STATED EXERCISE: Word for word, quote all of the material, omitting the pictures.

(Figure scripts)
------------------------------

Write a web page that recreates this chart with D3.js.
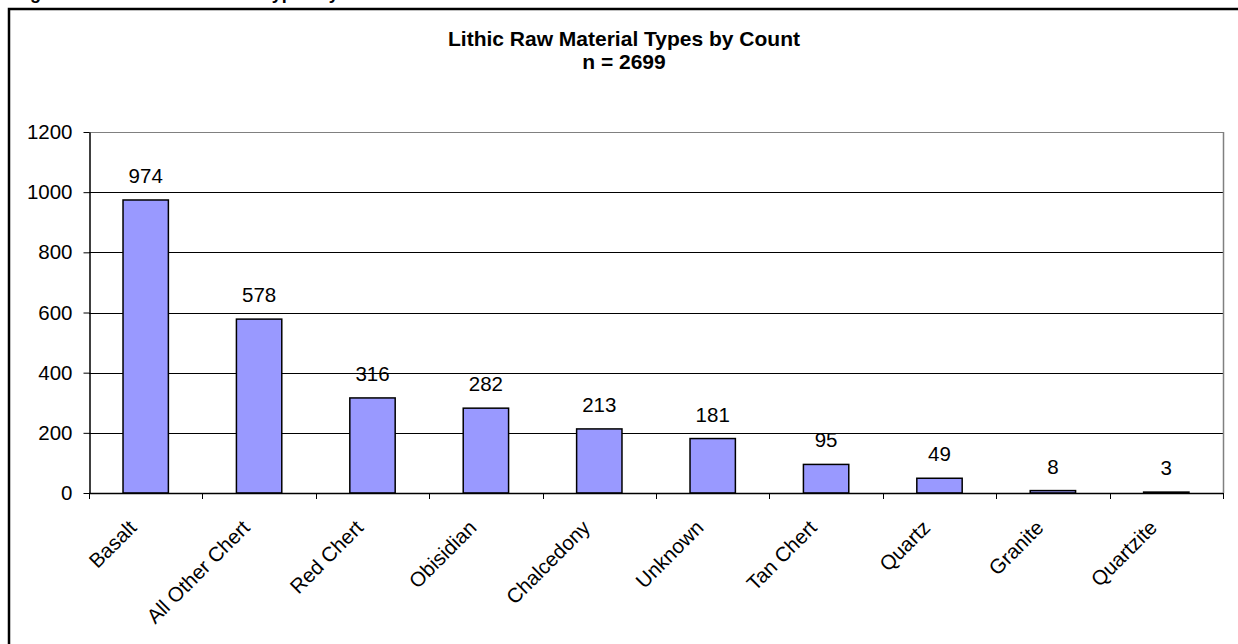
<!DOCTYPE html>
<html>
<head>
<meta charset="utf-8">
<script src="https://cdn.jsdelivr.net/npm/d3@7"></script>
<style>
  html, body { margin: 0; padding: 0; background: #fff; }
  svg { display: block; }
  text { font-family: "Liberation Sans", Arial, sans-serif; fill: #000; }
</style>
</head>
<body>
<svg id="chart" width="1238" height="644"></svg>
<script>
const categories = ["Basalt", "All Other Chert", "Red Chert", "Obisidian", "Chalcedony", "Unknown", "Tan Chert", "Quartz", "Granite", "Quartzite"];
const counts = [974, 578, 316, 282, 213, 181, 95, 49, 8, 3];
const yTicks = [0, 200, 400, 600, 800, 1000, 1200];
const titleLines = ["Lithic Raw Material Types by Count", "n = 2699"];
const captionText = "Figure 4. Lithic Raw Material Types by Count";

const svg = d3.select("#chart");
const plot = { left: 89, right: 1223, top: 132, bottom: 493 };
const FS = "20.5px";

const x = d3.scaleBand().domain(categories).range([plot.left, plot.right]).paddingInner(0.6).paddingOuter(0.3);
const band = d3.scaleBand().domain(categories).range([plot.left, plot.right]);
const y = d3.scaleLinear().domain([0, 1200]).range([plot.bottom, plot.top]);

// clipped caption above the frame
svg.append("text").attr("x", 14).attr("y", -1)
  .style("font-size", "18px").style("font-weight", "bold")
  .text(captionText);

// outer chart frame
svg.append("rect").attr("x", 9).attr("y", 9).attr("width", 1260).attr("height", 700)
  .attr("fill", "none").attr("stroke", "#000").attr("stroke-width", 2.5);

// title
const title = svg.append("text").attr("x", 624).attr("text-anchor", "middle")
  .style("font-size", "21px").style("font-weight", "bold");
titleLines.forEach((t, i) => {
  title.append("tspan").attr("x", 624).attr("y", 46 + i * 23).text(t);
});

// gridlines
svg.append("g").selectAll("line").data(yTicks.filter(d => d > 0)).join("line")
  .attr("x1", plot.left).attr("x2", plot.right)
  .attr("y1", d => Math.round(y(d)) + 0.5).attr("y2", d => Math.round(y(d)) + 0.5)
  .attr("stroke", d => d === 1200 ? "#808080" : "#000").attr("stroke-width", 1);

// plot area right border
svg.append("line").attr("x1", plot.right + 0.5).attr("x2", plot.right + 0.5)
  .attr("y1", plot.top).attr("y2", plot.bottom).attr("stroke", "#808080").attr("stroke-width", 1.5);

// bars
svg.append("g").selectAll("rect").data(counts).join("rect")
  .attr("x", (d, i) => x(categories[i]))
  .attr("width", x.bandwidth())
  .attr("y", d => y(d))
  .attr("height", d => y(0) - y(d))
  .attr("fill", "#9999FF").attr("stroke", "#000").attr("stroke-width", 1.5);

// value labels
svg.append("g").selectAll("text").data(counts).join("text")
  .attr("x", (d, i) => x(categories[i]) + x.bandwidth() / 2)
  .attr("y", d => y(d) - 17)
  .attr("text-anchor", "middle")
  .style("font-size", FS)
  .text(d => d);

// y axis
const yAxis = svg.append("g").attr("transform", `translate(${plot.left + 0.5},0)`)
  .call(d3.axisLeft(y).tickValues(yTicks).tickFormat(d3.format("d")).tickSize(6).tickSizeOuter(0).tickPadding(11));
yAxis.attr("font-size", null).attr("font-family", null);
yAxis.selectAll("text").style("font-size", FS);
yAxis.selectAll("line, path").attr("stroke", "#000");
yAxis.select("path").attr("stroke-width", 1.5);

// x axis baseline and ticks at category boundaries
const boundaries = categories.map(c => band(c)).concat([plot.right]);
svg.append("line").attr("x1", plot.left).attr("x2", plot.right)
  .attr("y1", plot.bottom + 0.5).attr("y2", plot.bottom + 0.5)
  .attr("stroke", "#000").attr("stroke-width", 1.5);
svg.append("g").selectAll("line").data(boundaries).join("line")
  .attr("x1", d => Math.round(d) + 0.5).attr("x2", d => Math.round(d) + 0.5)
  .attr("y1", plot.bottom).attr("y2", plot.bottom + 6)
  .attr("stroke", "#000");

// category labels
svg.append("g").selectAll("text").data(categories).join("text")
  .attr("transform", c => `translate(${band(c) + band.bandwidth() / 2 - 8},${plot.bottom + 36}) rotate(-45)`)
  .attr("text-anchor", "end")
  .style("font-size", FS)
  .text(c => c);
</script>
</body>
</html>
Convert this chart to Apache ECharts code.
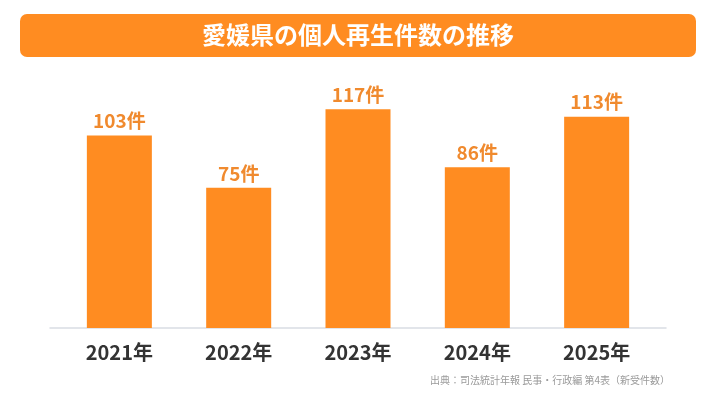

------------------------------

ANSWER FOR THIS EXERCISE:
Write a web page that recreates this chart with D3.js.
<!DOCTYPE html>
<html>
<head>
<meta charset="utf-8">
<script src="https://cdn.jsdelivr.net/npm/d3@7"></script>
<style>
  html, body { margin: 0; padding: 0; background: #fff; }
  svg { display: block; }
  text { font-family: "Liberation Sans", Arial, sans-serif; fill: #000; }
</style>
</head>
<body>
<svg id="chart" width="1238" height="644"></svg>
<script>
const categories = ["Basalt", "All Other Chert", "Red Chert", "Obisidian", "Chalcedony", "Unknown", "Tan Chert", "Quartz", "Granite", "Quartzite"];
const counts = [974, 578, 316, 282, 213, 181, 95, 49, 8, 3];
const yTicks = [0, 200, 400, 600, 800, 1000, 1200];
const titleLines = ["Lithic Raw Material Types by Count", "n = 2699"];
const captionText = "Figure 4. Lithic Raw Material Types by Count";

const svg = d3.select("#chart");
const plot = { left: 89, right: 1223, top: 132, bottom: 493 };
const FS = "20.5px";

const x = d3.scaleBand().domain(categories).range([plot.left, plot.right]).paddingInner(0.6).paddingOuter(0.3);
const band = d3.scaleBand().domain(categories).range([plot.left, plot.right]);
const y = d3.scaleLinear().domain([0, 1200]).range([plot.bottom, plot.top]);

// clipped caption above the frame
svg.append("text").attr("x", 14).attr("y", -1)
  .style("font-size", "18px").style("font-weight", "bold")
  .text(captionText);

// outer chart frame
svg.append("rect").attr("x", 9).attr("y", 9).attr("width", 1260).attr("height", 700)
  .attr("fill", "none").attr("stroke", "#000").attr("stroke-width", 2.5);

// title
const title = svg.append("text").attr("x", 624).attr("text-anchor", "middle")
  .style("font-size", "21px").style("font-weight", "bold");
titleLines.forEach((t, i) => {
  title.append("tspan").attr("x", 624).attr("y", 46 + i * 23).text(t);
});

// gridlines
svg.append("g").selectAll("line").data(yTicks.filter(d => d > 0)).join("line")
  .attr("x1", plot.left).attr("x2", plot.right)
  .attr("y1", d => Math.round(y(d)) + 0.5).attr("y2", d => Math.round(y(d)) + 0.5)
  .attr("stroke", d => d === 1200 ? "#808080" : "#000").attr("stroke-width", 1);

// plot area right border
svg.append("line").attr("x1", plot.right + 0.5).attr("x2", plot.right + 0.5)
  .attr("y1", plot.top).attr("y2", plot.bottom).attr("stroke", "#808080").attr("stroke-width", 1.5);

// bars
svg.append("g").selectAll("rect").data(counts).join("rect")
  .attr("x", (d, i) => x(categories[i]))
  .attr("width", x.bandwidth())
  .attr("y", d => y(d))
  .attr("height", d => y(0) - y(d))
  .attr("fill", "#9999FF").attr("stroke", "#000").attr("stroke-width", 1.5);

// value labels
svg.append("g").selectAll("text").data(counts).join("text")
  .attr("x", (d, i) => x(categories[i]) + x.bandwidth() / 2)
  .attr("y", d => y(d) - 17)
  .attr("text-anchor", "middle")
  .style("font-size", FS)
  .text(d => d);

// y axis
const yAxis = svg.append("g").attr("transform", `translate(${plot.left + 0.5},0)`)
  .call(d3.axisLeft(y).tickValues(yTicks).tickFormat(d3.format("d")).tickSize(6).tickSizeOuter(0).tickPadding(11));
yAxis.attr("font-size", null).attr("font-family", null);
yAxis.selectAll("text").style("font-size", FS);
yAxis.selectAll("line, path").attr("stroke", "#000");
yAxis.select("path").attr("stroke-width", 1.5);

// x axis baseline and ticks at category boundaries
const boundaries = categories.map(c => band(c)).concat([plot.right]);
svg.append("line").attr("x1", plot.left).attr("x2", plot.right)
  .attr("y1", plot.bottom + 0.5).attr("y2", plot.bottom + 0.5)
  .attr("stroke", "#000").attr("stroke-width", 1.5);
svg.append("g").selectAll("line").data(boundaries).join("line")
  .attr("x1", d => Math.round(d) + 0.5).attr("x2", d => Math.round(d) + 0.5)
  .attr("y1", plot.bottom).attr("y2", plot.bottom + 6)
  .attr("stroke", "#000");

// category labels
svg.append("g").selectAll("text").data(categories).join("text")
  .attr("transform", c => `translate(${band(c) + band.bandwidth() / 2 - 8},${plot.bottom + 36}) rotate(-45)`)
  .attr("text-anchor", "end")
  .style("font-size", FS)
  .text(c => c);
</script>
</body>
</html>
Convert this chart to Apache ECharts code.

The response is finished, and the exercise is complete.